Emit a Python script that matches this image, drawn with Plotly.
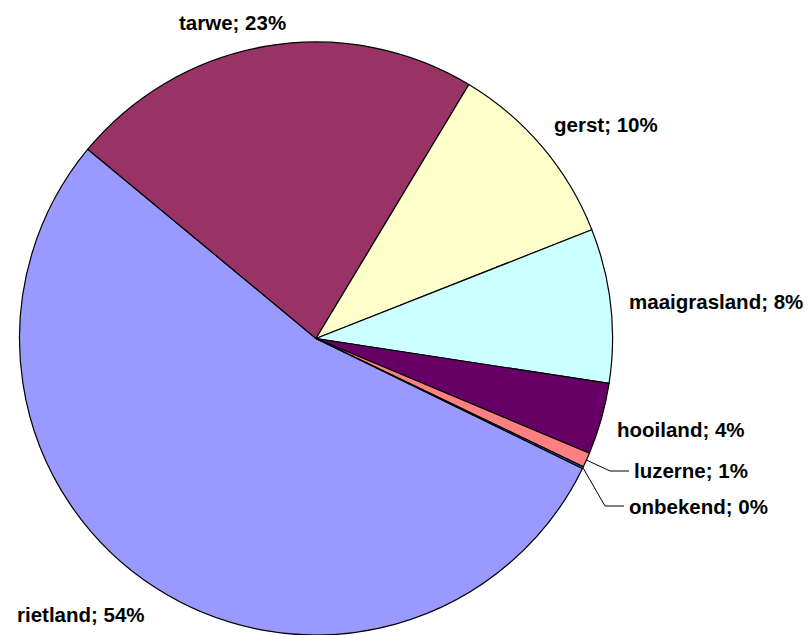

------------------------------------------------

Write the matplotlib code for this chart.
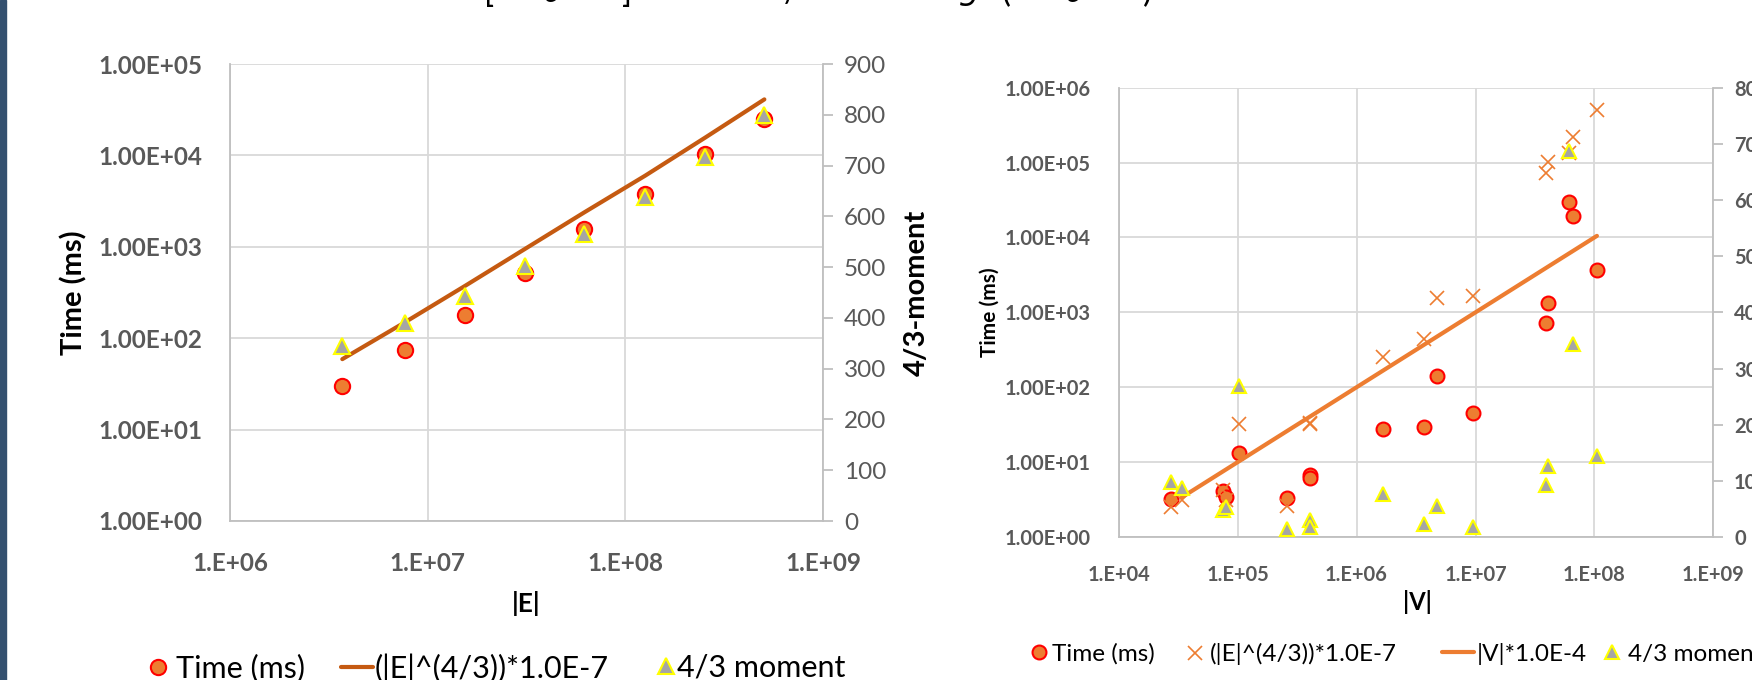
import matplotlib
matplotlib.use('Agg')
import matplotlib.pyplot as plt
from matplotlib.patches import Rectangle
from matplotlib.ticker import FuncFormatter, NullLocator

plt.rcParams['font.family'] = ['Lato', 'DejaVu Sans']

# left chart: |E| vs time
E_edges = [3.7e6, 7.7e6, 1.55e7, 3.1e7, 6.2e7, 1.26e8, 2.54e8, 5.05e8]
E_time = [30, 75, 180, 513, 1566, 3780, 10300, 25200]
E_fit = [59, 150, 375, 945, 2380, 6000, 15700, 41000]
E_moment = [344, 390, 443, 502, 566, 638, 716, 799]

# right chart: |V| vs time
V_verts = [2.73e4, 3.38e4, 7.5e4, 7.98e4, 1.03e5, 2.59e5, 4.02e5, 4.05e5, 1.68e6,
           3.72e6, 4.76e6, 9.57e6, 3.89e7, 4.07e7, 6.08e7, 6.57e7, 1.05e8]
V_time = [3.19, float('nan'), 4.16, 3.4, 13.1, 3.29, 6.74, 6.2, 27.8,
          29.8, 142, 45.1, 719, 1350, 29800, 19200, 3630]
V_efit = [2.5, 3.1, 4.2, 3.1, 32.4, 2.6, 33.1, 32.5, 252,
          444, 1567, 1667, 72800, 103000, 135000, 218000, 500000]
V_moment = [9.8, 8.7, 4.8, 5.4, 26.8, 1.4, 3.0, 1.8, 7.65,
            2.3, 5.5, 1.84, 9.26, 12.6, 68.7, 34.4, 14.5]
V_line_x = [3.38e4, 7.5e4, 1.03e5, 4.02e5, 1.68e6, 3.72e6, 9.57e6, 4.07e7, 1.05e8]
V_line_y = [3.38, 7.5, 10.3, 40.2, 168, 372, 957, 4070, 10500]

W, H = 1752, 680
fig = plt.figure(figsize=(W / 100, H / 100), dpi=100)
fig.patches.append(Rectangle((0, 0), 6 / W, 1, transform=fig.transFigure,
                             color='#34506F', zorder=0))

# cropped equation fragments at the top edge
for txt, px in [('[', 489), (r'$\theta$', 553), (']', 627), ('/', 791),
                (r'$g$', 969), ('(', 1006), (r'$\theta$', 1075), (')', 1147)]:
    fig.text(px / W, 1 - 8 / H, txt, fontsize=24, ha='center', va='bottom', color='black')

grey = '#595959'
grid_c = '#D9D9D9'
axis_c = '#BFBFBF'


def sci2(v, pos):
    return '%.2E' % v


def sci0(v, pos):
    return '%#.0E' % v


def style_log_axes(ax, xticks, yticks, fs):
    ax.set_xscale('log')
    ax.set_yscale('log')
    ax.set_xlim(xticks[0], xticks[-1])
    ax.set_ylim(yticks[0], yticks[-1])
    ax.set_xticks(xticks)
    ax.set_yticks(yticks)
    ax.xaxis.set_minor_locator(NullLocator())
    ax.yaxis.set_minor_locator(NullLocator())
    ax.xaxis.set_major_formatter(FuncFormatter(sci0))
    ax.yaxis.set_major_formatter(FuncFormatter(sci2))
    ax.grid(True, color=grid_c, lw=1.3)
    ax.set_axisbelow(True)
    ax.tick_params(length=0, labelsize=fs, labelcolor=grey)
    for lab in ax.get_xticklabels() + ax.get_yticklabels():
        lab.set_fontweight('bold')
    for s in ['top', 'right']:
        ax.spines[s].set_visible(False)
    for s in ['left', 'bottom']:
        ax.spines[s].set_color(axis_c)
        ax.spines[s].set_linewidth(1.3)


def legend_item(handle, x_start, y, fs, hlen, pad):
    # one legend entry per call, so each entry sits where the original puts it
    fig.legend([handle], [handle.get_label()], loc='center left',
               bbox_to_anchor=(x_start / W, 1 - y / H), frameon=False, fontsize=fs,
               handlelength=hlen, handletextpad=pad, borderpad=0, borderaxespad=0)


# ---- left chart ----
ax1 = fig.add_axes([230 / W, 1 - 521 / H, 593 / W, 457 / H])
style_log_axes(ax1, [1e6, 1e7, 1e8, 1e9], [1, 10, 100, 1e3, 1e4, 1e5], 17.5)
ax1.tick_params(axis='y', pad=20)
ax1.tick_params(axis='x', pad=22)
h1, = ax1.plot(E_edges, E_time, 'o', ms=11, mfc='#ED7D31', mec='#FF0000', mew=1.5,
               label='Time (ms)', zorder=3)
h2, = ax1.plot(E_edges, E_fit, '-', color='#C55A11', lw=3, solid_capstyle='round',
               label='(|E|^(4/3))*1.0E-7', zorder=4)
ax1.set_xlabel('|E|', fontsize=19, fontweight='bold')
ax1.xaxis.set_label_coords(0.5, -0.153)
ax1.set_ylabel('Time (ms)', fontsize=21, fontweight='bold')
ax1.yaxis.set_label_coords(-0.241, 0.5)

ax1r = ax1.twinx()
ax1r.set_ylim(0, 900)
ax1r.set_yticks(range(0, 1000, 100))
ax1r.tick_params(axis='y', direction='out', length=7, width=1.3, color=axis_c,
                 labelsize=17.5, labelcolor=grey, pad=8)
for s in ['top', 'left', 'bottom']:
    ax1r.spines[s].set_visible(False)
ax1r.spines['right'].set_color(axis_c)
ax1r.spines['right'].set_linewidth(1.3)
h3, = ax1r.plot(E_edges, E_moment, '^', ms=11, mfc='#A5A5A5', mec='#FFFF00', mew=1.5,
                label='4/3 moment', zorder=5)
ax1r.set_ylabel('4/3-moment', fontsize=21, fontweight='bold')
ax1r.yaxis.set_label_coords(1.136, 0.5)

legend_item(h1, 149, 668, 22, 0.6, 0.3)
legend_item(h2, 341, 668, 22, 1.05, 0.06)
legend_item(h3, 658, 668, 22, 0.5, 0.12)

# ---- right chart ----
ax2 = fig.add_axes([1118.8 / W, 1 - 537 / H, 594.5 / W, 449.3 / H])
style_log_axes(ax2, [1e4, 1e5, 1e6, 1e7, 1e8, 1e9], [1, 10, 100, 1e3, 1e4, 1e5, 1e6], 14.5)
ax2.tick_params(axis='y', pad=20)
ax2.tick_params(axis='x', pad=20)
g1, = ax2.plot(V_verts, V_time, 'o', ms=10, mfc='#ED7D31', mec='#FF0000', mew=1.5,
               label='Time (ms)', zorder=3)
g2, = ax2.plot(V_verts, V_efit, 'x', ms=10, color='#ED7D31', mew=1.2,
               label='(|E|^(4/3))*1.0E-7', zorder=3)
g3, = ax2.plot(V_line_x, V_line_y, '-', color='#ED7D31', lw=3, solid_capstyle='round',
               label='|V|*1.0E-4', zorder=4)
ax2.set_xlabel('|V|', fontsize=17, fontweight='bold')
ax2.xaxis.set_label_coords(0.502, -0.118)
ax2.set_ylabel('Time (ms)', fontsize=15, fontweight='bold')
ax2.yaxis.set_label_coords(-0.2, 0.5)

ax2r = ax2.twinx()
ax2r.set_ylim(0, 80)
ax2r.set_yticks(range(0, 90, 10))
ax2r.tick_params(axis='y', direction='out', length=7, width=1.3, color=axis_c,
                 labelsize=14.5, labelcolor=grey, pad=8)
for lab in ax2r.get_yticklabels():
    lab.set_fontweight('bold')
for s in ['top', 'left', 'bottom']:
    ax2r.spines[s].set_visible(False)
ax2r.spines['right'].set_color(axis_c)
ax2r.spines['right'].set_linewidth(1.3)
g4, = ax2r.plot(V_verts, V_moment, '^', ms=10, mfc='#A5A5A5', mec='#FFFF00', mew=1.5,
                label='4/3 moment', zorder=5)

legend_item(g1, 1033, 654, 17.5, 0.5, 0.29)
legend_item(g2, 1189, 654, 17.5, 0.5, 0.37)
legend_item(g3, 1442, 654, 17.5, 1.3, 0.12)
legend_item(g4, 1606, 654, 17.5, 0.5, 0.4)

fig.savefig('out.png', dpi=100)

------------------------------------------------

INSTRUCTION —
Tally the lines of the listing in which the word "matplotlib" occurs, and state the total alone.

TASK ANSWER —
6